I love you. Why is the world so stingy with these three little words? They don’t cost a thing. And yet, they may be the most valuable commodity any of us possess. In an increasingly isolated world dominated by loneliness, anxiety, and fear, a simple “I love you” has restorative power. However, generational paradigms and societal norms have created narrow and sometimes hyper-dramatic definitions of love … to its detriment. Love is life’s infrastructure, its basic building block, and arguably its purpose, but often love is misconstrued for its lesser derivatives: passion, lust, romantic love, affection, or even infatuation. Is that why we verbally share our love so sparingly? Perhaps. Is it fear of being misconstrued? Fear of no reciprocity?
Though I do not know why we don’t say “I love you” enough, I know I am no longer willing to withhold (even unintentionally) how much the people in my life mean to me… my family, of course, but also the kindergarten teacher who so lovingly cares for my nervous daughter, the grocery clerk who never fails to ask how I am, the neighbor who doesn’t judge me for my family’s early-morning bus stop meltdowns. I love them all.
We each know at least one person who dishes out “I love you’s” like limitless free candy, while others spend them like there’s a strict wartime ration. I was somewhere in between until recently when tragedy hit too close to home, and an emotional inventory instantly revealed how much I love so many people in my life. They matter to me and make my life matter… regardless of how well I know them. I love their simple gestures of kindness or solidarity. I love the way they raise their kids to be such great friends. I love the spirit with which they chase their dreams and win… or fail. These relationships, no matter their depth, are worthy and fertile. Telling others we love them is affirming they are seen, they are heard, they are supported, and we care. I wish we embraced the “I love you” like a child and aimed to tell the adults in our lives we loved them as much as we tell our children. How would that feel? How would that affect others? There are people in our lives who never hear “I love you.” I cannot imagine the impact those words might have on their trajectory. What impact might it have on you?

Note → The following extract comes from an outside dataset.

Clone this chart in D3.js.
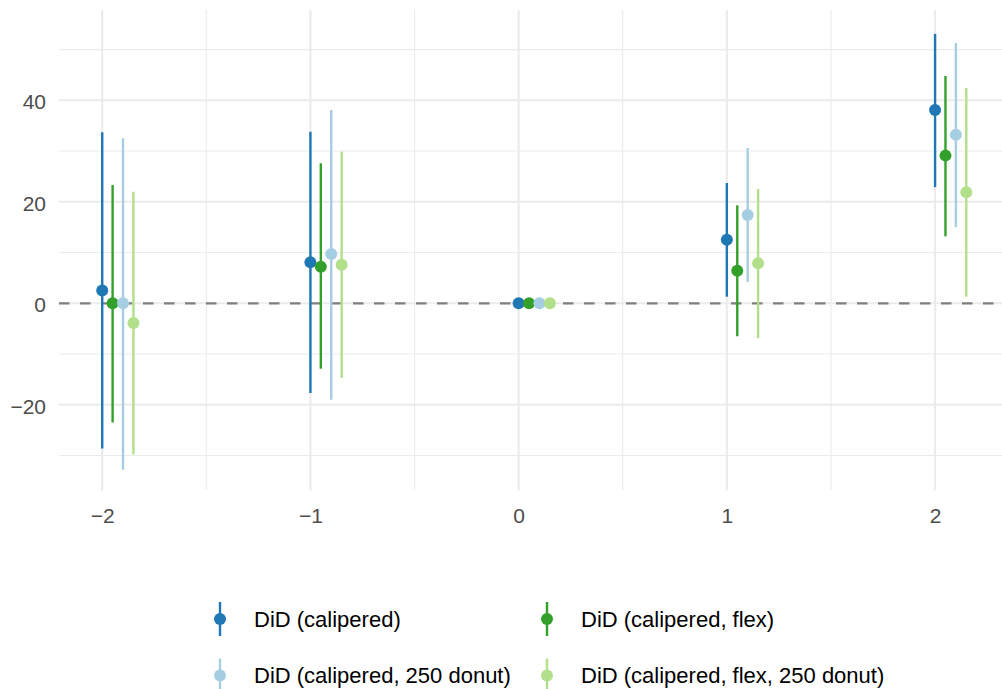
<!DOCTYPE html>
<html>
<head>
<meta charset="utf-8">
<script src="https://cdn.jsdelivr.net/npm/d3@7"></script>
<style>
  body { margin: 0; background: #fff; }
  text { font-family: "Liberation Sans", Arial, sans-serif; }
</style>
</head>
<body>
<svg width="1002" height="689"></svg>
<script>
// event times and the four model series
var periods = [-2, -1, 0, 1, 2];
var seriesNames = ["DiD (calipered)", "DiD (calipered, flex)", "DiD (calipered, 250 donut)", "DiD (calipered, flex, 250 donut)"];
var seriesColors = ["#1F78B4", "#33A02C", "#A6CEE3", "#B2DF8A"];
var dodge = [0, 0.05, 0.1, 0.15];

// estimates, lower and upper CI per series (null = no interval)
var estCal = [2.5, 8.1, 0, 12.5, 38.1];
var lowCal = [-28.6, -17.7, null, 1.3, 22.9];
var upCal = [33.7, 33.8, null, 23.7, 53.1];

var estFlex = [0, 7.2, 0, 6.4, 29.1];
var lowFlex = [-23.5, -12.9, null, -6.5, 13.2];
var upFlex = [23.3, 27.6, null, 19.3, 44.8];

var estDonut = [0, 9.7, 0, 17.4, 33.2];
var lowDonut = [-32.8, -19.0, null, 4.2, 15.0];
var upDonut = [32.5, 38.1, null, 30.6, 51.3];

var estFlexDonut = [-3.9, 7.6, 0, 7.9, 21.9];
var lowFlexDonut = [-29.8, -14.7, null, -6.9, 1.3];
var upFlexDonut = [22.0, 29.9, null, 22.5, 42.4];

var yTicks = [-20, 0, 20, 40];
var yMinor = [-30, -10, 10, 30, 50];
var xMinor = [-1.5, -0.5, 0.5, 1.5];

var allSeries = [
  {est: estCal, low: lowCal, up: upCal},
  {est: estFlex, low: lowFlex, up: upFlex},
  {est: estDonut, low: lowDonut, up: upDonut},
  {est: estFlexDonut, low: lowFlexDonut, up: upFlexDonut}
];

var svg = d3.select("svg");
var panel = {left: 59, right: 1002, top: 10, bottom: 490};

// build point records
var rows = [];
allSeries.forEach(function(s, i) {
  periods.forEach(function(p, j) {
    rows.push({s: i, x: p + dodge[i], est: s.est[j], low: s.low[j], up: s.up[j]});
  });
});

var x = d3.scaleLinear().domain([-2.2075, 2.3575]).range([59, 1009.5]);
var y = d3.scaleLinear().domain([-36.8, 57.8]).range([panel.bottom, panel.top]);

svg.append("clipPath").attr("id", "clip").append("rect")
  .attr("x", panel.left).attr("y", panel.top)
  .attr("width", panel.right - panel.left).attr("height", panel.bottom - panel.top);

var grid = svg.append("g").attr("clip-path", "url(#clip)");

// minor grid
grid.selectAll(".ymin").data(yMinor).enter().append("line")
  .attr("x1", panel.left).attr("x2", panel.right)
  .attr("y1", function(d) { return y(d); }).attr("y2", function(d) { return y(d); })
  .attr("stroke", "#ebebeb").attr("stroke-width", 1.1);
grid.selectAll(".xmin").data(xMinor).enter().append("line")
  .attr("y1", panel.top).attr("y2", panel.bottom)
  .attr("x1", function(d) { return x(d); }).attr("x2", function(d) { return x(d); })
  .attr("stroke", "#ebebeb").attr("stroke-width", 1.1);
// major grid
grid.selectAll(".ymaj").data(yTicks).enter().append("line")
  .attr("x1", panel.left).attr("x2", panel.right)
  .attr("y1", function(d) { return y(d); }).attr("y2", function(d) { return y(d); })
  .attr("stroke", "#ebebeb").attr("stroke-width", 2.1);
grid.selectAll(".xmaj").data(periods).enter().append("line")
  .attr("y1", panel.top).attr("y2", panel.bottom)
  .attr("x1", function(d) { return x(d); }).attr("x2", function(d) { return x(d); })
  .attr("stroke", "#ebebeb").attr("stroke-width", 2.1);

// zero reference line
grid.append("line")
  .attr("x1", panel.left).attr("x2", panel.right)
  .attr("y1", y(0)).attr("y2", y(0))
  .attr("stroke", "#7f7f7f").attr("stroke-width", 2.2)
  .attr("stroke-dasharray", "10.5,10.5");

// axes labels
var minus = function(d) { return d < 0 ? "\u2212" + Math.abs(d) : d; };
var yAxis = d3.axisLeft(y).tickValues(yTicks).tickSize(0).tickPadding(13).tickFormat(minus);
var gy = svg.append("g").attr("transform", "translate(" + panel.left + ",0)").call(yAxis);
gy.select(".domain").remove();
gy.selectAll("text").attr("font-size", 21).attr("fill", "#4d4d4d").attr("dy", "0.4em");

var xAxis = d3.axisBottom(x).tickValues(periods).tickSize(0).tickPadding(18).tickFormat(minus);
var gx = svg.append("g").attr("transform", "translate(0," + panel.bottom + ")").call(xAxis);
gx.select(".domain").remove();
gx.selectAll("text").attr("font-size", 21).attr("fill", "#4d4d4d");

// error bars and points
var marks = svg.append("g");
marks.selectAll(".ci").data(rows.filter(function(d) { return d.low !== null; })).enter().append("line")
  .attr("x1", function(d) { return x(d.x); }).attr("x2", function(d) { return x(d.x); })
  .attr("y1", function(d) { return y(d.low); }).attr("y2", function(d) { return y(d.up); })
  .attr("stroke", function(d) { return seriesColors[d.s]; })
  .attr("stroke-width", 2.4);
marks.selectAll(".pt").data(rows).enter().append("circle")
  .attr("cx", function(d) { return x(d.x); })
  .attr("cy", function(d) { return y(d.est); })
  .attr("r", 6)
  .attr("fill", function(d) { return seriesColors[d.s]; });

// legend
var legendPos = [[220, 619], [547, 619], [220, 675.5], [547, 675.5]];
var legend = svg.append("g").selectAll("g").data(seriesNames).enter().append("g")
  .attr("transform", function(d, i) { return "translate(" + legendPos[i][0] + "," + legendPos[i][1] + ")"; });
legend.append("line")
  .attr("x1", 0).attr("x2", 0).attr("y1", -17).attr("y2", 17)
  .attr("stroke", function(d, i) { return seriesColors[i]; }).attr("stroke-width", 2.4);
legend.append("circle").attr("r", 6)
  .attr("fill", function(d, i) { return seriesColors[i]; });
legend.append("text")
  .attr("x", 34)
  .attr("dy", "0.36em")
  .attr("font-size", 22).attr("fill", "#000")
  .text(function(d) { return d; });
</script>
</body>
</html>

There is no downside. Saying “I love you” is scientifically proven to reduce stress and make us feel good. Saying “I love you” more is not the emotional equivalent of printing more money. There is no love inflation. We have a limitless supply and an infinite need. We don’t need to hoard it. Love fits every gender, every race, every ethnicity. Everyone needs to be loved, which makes us all responsible to love. What we give is given back. And yet, if some of us are still daunted by those three pesky words, we can still do love. We can show it. We can say, “I’m here for you.” We can text, “You matter to me.” Whatever you do, make sharing your love a habit. It’s an easy win. And, by the way, whether I know you or not, I love sharing life with you.